17 de enero de 1924
Anthony The Great, Antao do Deserto, Antoine cel Mare, Anthony of Thebes, Abba Antonius, Antoni Abat, Antoni «el de los burros». Con esta gran variedad se denomina a este santo barbudo nacido en Egipto en el siglo III, famoso por resistir las tentaciones del diablo y por ser muy amigo de un puerco (que a menudo lo acompaña, sobre todo en Occidente). Es patrón de los amputados, los fabricantes de cestos, los carniceros, los enterradores o los que padecen enfermedades de la piel. En esta parte del mundo es costumbre honrarlo dando tres vueltas rituales a algún lugar sagrado cada 17 de enero, que es cuando celebramos su festividad. Una costumbre que puede parecer muy exótica, pero no lo es en absoluto. Hace muchos siglos que la humanidad inventó las vueltas rituales pensando que así conseguiría lo que más desea. Da lo mismo que sean o no en el sentido de las agujas del reloj, sólo son necesarios una circunferencia y un objeto. Los íberos fundaban ciudades dando vueltas, los romanos honraban de esta forma a sus dioses, las murallas de Jericó cayeron después de siete vueltas e incluso los musulmanes de hoy día giran alrededor de una piedra una vez al año.

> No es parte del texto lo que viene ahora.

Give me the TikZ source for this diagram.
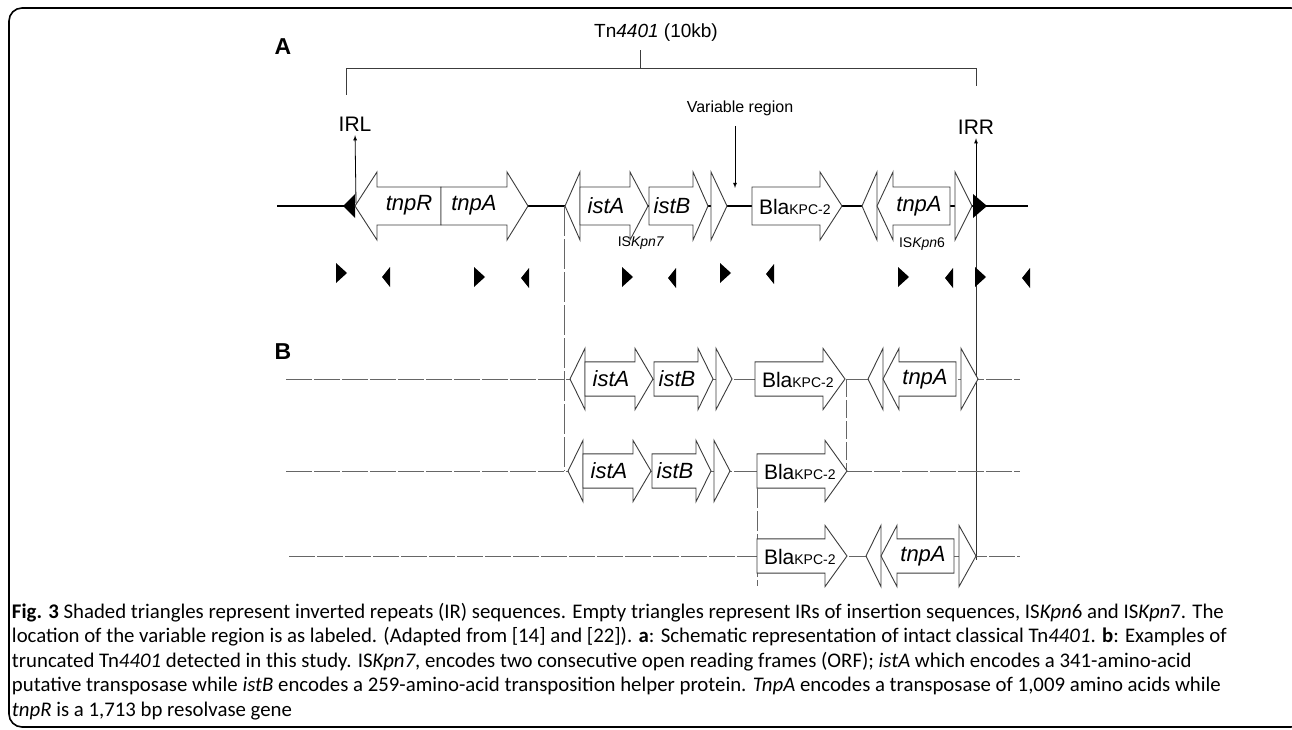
\documentclass[tikz,border=0pt]{standalone}
\usepackage{fontspec}
\setsansfont{Liberation Sans}
\newfontfamily\capfont{Carlito}
\usetikzlibrary{positioning}
\usetikzlibrary{arrows}
\definecolor{dgray}{RGB}{60,60,60}
\tikzset{
	every picture/.style={x=1pt,y=-1pt},
	every node/.style={inner sep=0pt,outer sep=0pt},
	backbone/.style={draw=black,line width=1.4pt},
	genebox/.style={draw=dgray,fill=white,line width=0.9pt},
	isbox/.style={draw=dgray,fill=white,line width=0.9pt},
	irtri/.style={fill=black},
	bracket/.style={draw=dgray,line width=0.8pt},
	trunc/.style={draw=black!60,line width=0.8pt,dash pattern=on 26pt off 2pt},
	genelabel/.style={font=\sffamily\itshape\fontsize{22}{24}\selectfont},
	plainlabel/.style={font=\sffamily\fontsize{21}{24}\selectfont},
	islabel/.style={font=\sffamily\fontsize{14}{16}\selectfont},
	panel/.style={font=\sffamily\bfseries\fontsize{23}{26}\selectfont},
	% IS Kpn7: IR, istA, istB, IR
	iskpnseven/.pic={
		\draw[isbox] (0,0) -- (15,-34) -- (15,34) -- cycle;
		\draw[genebox] (15,-19) -- (65,-19) -- (65,-34) -- (83,0) -- (65,34) -- (65,19) -- (15,19) -- cycle;
		\draw[genebox] (84,-19) -- (128,-19) -- (128,-34) -- (143,0) -- (128,34) -- (128,19) -- (84,19) -- cycle;
		\draw[isbox] (146,-34) -- (162,0) -- (146,34) -- cycle;
		\node[genelabel] (istA) at (41,0) {istA};
		\node[genelabel] (istB) at (107,0) {istB};
	},
	% blaKPC-2
	blakpc/.pic={
		\draw[genebox] (0,-19) -- (68,-19) -- (68,-34) -- (90,0) -- (68,34) -- (68,19) -- (0,19) -- cycle;
		\node[plainlabel,anchor=west] (bla) at (7,1) {Bla{\fontsize{14}{16}\selectfont KPC-2}};
	},
	% IS Kpn6: IR, tnpA, IR
	iskpnsix/.pic={
		\draw[isbox] (0,0) -- (15,-34) -- (15,34) -- cycle;
		\draw[genebox] (15,0) -- (31,-34) -- (31,-19) -- (88,-19) -- (88,19) -- (31,19) -- (31,34) -- cycle;
		\draw[isbox] (93,-34) -- (110,0) -- (93,34) -- cycle;
		\node[genelabel] (tnpA) at (57,0) {tnpA};
	},
}

\begin{document}
\begin{tikzpicture}
	\useasboundingbox (0,0) rectangle (1292,730);
	\clip (0,0) rectangle (1292,730);
	\draw[line width=1.6pt,rounded corners=13pt] (9,8) rectangle (1304,727);
	
	%panel A.....................
	\node[panel] (A) at (283,47) {A};
	\node[plainlabel,font=\sffamily\fontsize{19}{22}\selectfont] (tn) at (656,33) {Tn\textit{4401} (10kb)};
	\draw[bracket] (346,95) -- (346,68) -- (976,68) -- (976,86);
	\draw[bracket] (640,68) -- (640,50);
	
	% backbone...................
	\draw[backbone] (277,206) -- (1028,206);
	\draw[trunc,dash pattern=on 30pt off 3pt] (564,206) -- (564,471);
	\draw[line width=0.9pt,black!80] (976,206) -- (976,560);
	
	% IRL / IRR..................
	\fill[irtri] (343,206) -- (355,194) -- (355,218) -- cycle;
	\fill[irtri] (973,194) -- (987,206) -- (973,218) -- cycle;
	\coordinate (irl) at (356,203);
	\coordinate (irr) at (976,203);
	\node[plainlabel] (IRL) at (355,124) {IRL};
	\node[plainlabel] (IRR) at (976,127) {IRR};
	\draw[-latex,line width=0.8pt,shorten >=4pt] (irl) -- (IRL.south);
	\draw[-latex,line width=0.8pt,shorten >=4pt] (irr) -- (IRR.south);
	
	% tnpR / tnpA................
	\draw[genebox] (355,206) -- (377,172) -- (377,187) -- (441,187) -- (441,225) -- (377,225) -- (377,240) -- cycle;
	\draw[genebox] (441,187) -- (507,187) -- (507,172) -- (528,206) -- (507,240) -- (507,225) -- (441,225) -- cycle;
	\node[genelabel] (tnpR) at (409,205) {tnpR};
	\node[genelabel] (tnpA) at (474,205) {tnpA};
	
	\pic (a7) at (565,206) {iskpnseven};
	\pic (ab) at (752,206) {blakpc};
	\pic (a6) at (862,206) {iskpnsix};
	\node[islabel] (is7) at (641,243) {IS\textit{Kpn7}};
	\node[islabel] (is6) at (922,244) {IS\textit{Kpn}6};
	
	% variable region............
	\node[font=\sffamily\fontsize{16}{18}\selectfont] (var) at (740,108) {Variable region};
	\coordinate (varend) at (735,188);
	\draw[-latex,line width=0.8pt] (735,126) -- (varend);
	
	% inverted repeats...........
	\foreach \x/\y in {336/273,474/277,622/277,720/273,898/277,975/277}
		\fill[irtri] (\x,\y-10) -- (\x+11,\y) -- (\x,\y+10) -- cycle;
	\foreach \x/\y in {382/277,521/278,668/278,766/274,945/278,1022/278}
		\fill[irtri] (\x,\y) -- (\x+8,\y-10) -- (\x+8,\y+10) -- cycle;
	
	%panel B.....................
	\node[panel] (B) at (283,352) {B};
	
	% row 1......................
	\draw[trunc] (286,379) -- (1020,379);
	\pic[yscale=0.9] (b17) at (570,379) {iskpnseven};
	\pic[yscale=0.9] (b1b) at (755,379) {blakpc};
	\pic[yscale=0.9] (b16) at (868,379) {iskpnsix};
	\draw[trunc,dash pattern=on 18pt off 3pt] (846,379) -- (846,471);
	
	% row 2......................
	\draw[trunc] (286,471) -- (1020,471);
	\pic[yscale=0.9] (b27) at (568,471) {iskpnseven};
	\pic[yscale=0.9] (b2b) at (757,471) {blakpc};
	\draw[trunc,dash pattern=on 20pt off 3pt] (757,488) -- (757,586);
	
	% row 3......................
	\draw[trunc] (289,556) -- (1020,556);
	\pic[yscale=0.9] (b3b) at (757,556) {blakpc};
	\pic[yscale=0.9] (b36) at (866,556) {iskpnsix};
	
	% caption....................
	\node[anchor=north west,align=left,font=\capfont\fontsize{20.8}{24.5}\selectfont] (cap) at (12,603) {%
		\textbf{Fig. 3} Shaded triangles represent inverted repeats (IR) sequences. Empty triangles represent IRs of insertion sequences, IS\textit{Kpn}6 and IS\textit{Kpn}7. The\\
		location of the variable region is as labeled. (Adapted from [14] and [22]). \textbf{a}: Schematic representation of intact classical Tn\textit{4401}. \textbf{b}: Examples of\\
		truncated Tn\textit{4401} detected in this study. IS\textit{Kpn7}, encodes two consecutive open reading frames (ORF); \textit{istA} which encodes a 341-amino-acid\\
		putative transposase while \textit{istB} encodes a 259-amino-acid transposition helper protein. \textit{TnpA} encodes a transposase of 1,009 amino acids while\\
		\textit{tnpR} is a 1,713 bp resolvase gene};
\end{tikzpicture}
\end{document}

En Mataró hay dos parroquias y suficientes bestias para contentar a todos. La fiesta de San Antonio Abad es sonada. San José y Santa María compiten por ver quién pone en la calle más jinetes, más músicos o más caballos. La banda municipal, la escuadra de Batidores y la banda del Regimiento de Artillería desfilan por la parroquia veterana. En la de San José lo hace el conjunto barcelonés La Armonía, compuesto por una docena de hombres de uniforme llegados en tren para la ocasión. Las calles están repletas de gente que quiere disfrutar del espectáculo.
La procesión sale de casa del abanderado, quien después del cura y las bestias es el protagonista del día. Allí tiene lugar la bendición de los animales, que para los campesinos de antaño era una tranquilidad que duraba todo el año, como una vacuna. Cesa la música para que el cura pueda concentrarse. Algunos parece que traigan a bendecir a la mujer o al marido. Al terminar, se da la orden de comenzar las vueltas. Serán tres, por un recorrido largo y laberíntico que incluye la calle de Cuba, muy cerca de la tintorería de Florián Pujolà. El epicentro es la parroquia, claro, nuestra piedra negra particular.
No nos sorprenderá saber que existe otro epicentro en el recodo que forma la calle de Cuba al encontrarse con la de Castaños, exactamente donde esperan Teresa y sus hermanas para ver pasar a la comitiva. De pronto, la multitud se vuelve más espesa: llega como una confusión, proveniente de la calle del Molino, el cortejo solemne.
Entonces Teresa mira con atención. En cabeza van tres jinetes muy dignos. El abanderado, en medio. A cada lado, un cordón de bandera. Los tres, endomingados, repeinados, recién afeitados. Son guapos y junto con el caballo forman una bonita estampa. Las muchachas los miran, murmuran, chismorrean.
Al pasar cerca de Teresa, el abanderado tiene un gesto seductor disfrazado de humilde saludo con la mano. Teresa lo saluda, también, con la cabeza. El joven detiene la montura para que ella repare en él y sepa que la ve y que la prefiere a todas las demás. No se puede pasar ante unos ojos de un azul tan extraordinario como éste sin rendirles algún honor. Intercambian cinco palabras. No hacen falta más. A veces cinco palabras sirven de prólogo a toda una vida. Cuando las vueltas se retoman, la hermana mediana, despistada, pregunta.
—¿Quién era ése?
Y Teresa la regaña con el tono en que le dice:
—¿No le has reconocido? Es el chico de la leche, Claudio Torres.
—¿Y qué te ha dicho?
—Eso no te importa.
Podríamos considerar que jinetes, caballos, carros y bestias hoy giran también alrededor de un nuevo lugar sagrado: la esquina donde Claudio Torres y Teresa Pujolà comenzaron a ser algo —muy sutil, muy pequeño todavía— el uno del otro.